(Dataset rows)
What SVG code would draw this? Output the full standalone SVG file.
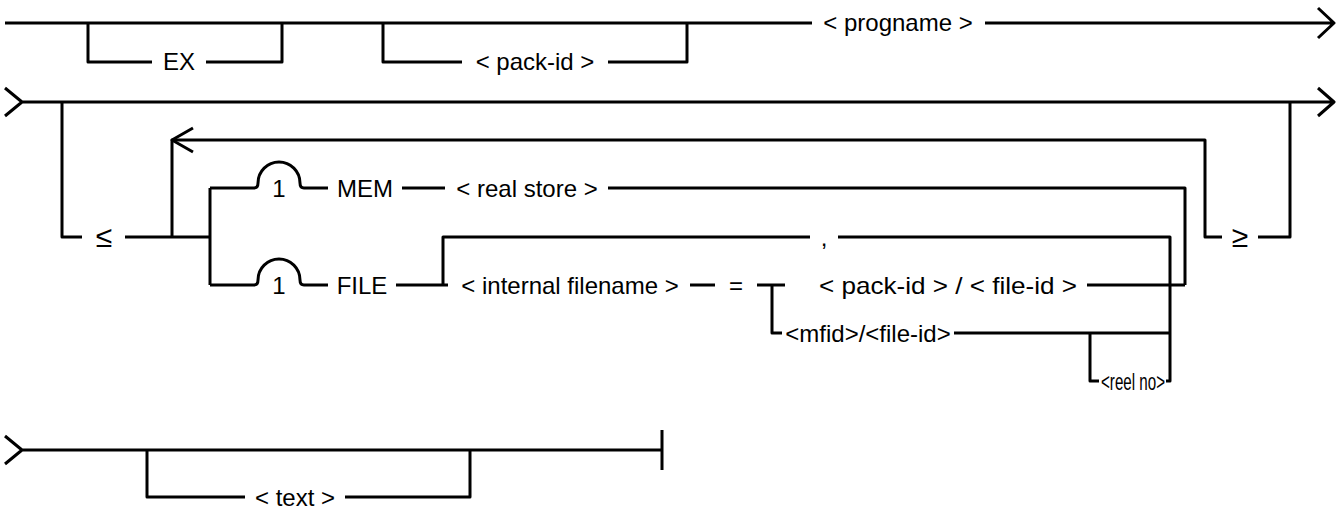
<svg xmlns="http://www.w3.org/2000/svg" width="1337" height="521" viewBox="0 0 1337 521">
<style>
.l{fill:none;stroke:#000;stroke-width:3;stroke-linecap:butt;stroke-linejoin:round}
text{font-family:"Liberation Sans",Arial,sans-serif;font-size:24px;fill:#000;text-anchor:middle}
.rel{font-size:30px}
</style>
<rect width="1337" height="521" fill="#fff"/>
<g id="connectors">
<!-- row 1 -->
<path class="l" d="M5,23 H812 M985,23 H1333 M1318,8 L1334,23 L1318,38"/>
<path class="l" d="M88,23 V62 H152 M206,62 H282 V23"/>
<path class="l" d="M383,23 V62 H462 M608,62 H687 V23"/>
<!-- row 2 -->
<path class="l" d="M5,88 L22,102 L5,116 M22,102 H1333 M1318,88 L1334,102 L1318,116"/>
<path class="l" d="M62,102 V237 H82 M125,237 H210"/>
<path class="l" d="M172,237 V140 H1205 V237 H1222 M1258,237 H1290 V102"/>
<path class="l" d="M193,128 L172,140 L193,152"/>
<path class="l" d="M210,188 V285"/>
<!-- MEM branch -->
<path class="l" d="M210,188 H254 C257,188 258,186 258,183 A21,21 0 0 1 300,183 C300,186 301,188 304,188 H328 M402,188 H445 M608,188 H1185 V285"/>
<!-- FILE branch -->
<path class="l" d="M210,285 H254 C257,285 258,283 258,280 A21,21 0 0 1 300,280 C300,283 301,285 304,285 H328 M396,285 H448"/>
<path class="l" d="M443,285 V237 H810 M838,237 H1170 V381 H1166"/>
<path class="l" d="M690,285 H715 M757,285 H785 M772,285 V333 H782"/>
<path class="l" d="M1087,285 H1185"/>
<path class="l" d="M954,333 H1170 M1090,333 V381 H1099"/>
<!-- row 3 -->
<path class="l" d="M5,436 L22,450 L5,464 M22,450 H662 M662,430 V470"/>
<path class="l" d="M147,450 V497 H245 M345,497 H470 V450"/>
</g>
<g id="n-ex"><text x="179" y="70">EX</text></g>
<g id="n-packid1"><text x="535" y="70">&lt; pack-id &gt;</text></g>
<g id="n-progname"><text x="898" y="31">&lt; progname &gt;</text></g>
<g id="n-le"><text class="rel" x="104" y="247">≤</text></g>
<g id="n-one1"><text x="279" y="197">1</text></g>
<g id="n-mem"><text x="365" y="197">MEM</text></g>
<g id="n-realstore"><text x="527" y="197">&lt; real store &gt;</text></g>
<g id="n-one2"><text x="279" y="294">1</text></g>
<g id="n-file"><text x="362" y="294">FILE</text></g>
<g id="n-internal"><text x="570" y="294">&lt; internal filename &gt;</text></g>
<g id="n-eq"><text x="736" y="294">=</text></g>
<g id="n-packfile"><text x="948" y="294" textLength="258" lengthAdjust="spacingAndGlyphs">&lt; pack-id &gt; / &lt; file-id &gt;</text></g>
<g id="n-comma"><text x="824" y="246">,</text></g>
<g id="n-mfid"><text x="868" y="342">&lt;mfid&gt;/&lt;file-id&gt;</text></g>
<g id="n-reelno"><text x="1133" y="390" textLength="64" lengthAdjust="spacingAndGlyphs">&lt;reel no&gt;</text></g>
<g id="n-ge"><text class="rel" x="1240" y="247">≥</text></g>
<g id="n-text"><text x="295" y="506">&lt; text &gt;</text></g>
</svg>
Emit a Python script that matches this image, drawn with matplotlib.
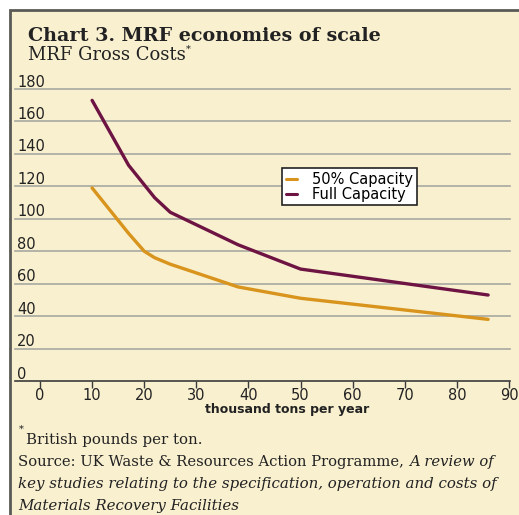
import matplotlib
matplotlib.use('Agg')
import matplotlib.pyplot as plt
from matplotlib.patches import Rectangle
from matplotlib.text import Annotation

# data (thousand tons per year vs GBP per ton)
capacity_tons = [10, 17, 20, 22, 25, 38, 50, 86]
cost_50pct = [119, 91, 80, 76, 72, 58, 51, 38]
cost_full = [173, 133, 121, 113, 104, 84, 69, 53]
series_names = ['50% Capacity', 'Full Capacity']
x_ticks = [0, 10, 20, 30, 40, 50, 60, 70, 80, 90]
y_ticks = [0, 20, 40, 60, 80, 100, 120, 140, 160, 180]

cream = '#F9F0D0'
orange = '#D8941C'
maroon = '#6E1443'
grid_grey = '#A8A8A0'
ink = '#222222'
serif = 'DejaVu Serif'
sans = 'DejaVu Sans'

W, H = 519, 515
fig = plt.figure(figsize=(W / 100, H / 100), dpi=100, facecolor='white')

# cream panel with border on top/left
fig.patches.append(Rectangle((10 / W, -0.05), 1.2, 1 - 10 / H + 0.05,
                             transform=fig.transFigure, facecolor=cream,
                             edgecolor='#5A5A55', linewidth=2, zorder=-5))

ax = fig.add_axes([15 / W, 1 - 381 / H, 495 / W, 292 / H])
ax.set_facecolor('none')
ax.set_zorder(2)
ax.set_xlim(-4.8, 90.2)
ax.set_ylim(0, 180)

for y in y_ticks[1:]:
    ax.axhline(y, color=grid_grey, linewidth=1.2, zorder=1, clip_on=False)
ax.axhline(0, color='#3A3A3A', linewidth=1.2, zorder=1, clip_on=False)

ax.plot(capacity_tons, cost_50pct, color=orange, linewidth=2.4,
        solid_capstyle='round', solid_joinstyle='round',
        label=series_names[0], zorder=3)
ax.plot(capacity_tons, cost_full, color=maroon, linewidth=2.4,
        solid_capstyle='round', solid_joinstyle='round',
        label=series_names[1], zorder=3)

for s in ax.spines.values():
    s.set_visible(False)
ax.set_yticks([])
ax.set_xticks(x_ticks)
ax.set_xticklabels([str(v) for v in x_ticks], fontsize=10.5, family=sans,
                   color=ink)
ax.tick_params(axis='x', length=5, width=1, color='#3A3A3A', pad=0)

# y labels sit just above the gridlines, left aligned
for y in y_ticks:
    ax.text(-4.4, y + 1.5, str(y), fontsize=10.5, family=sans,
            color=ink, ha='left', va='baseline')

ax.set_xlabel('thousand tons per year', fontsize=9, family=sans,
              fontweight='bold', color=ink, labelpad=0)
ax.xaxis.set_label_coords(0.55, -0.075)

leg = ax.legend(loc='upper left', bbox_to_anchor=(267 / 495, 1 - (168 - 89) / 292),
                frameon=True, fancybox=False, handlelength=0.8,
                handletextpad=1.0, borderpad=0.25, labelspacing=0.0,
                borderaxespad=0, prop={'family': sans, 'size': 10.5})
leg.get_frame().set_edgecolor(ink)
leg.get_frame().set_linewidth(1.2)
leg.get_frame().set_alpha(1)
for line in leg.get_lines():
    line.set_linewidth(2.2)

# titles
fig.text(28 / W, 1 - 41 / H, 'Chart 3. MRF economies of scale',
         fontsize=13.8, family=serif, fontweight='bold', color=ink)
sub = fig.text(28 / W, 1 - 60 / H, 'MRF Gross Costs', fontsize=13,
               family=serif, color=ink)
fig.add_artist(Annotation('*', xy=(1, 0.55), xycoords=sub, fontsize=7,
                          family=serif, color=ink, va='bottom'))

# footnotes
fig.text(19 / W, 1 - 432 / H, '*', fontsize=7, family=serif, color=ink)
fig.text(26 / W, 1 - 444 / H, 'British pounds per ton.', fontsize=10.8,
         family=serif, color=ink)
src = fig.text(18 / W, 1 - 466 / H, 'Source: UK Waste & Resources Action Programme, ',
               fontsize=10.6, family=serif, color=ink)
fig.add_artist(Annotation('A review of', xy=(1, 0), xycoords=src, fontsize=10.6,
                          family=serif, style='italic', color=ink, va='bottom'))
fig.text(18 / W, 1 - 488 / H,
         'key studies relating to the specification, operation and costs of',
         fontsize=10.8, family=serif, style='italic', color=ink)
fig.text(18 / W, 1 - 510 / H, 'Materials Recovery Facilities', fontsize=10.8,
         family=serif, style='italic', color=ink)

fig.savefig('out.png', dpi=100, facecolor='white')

[The problem]
Look above for the line with "Emit a Python" and copy exactly from it through the line with "from matplotlib.text import Annotation", both included. Omit the pictures.

[The answer]
Emit a Python script that matches this image, drawn with matplotlib.
import matplotlib
matplotlib.use('Agg')
import matplotlib.pyplot as plt
from matplotlib.patches import Rectangle
from matplotlib.text import Annotation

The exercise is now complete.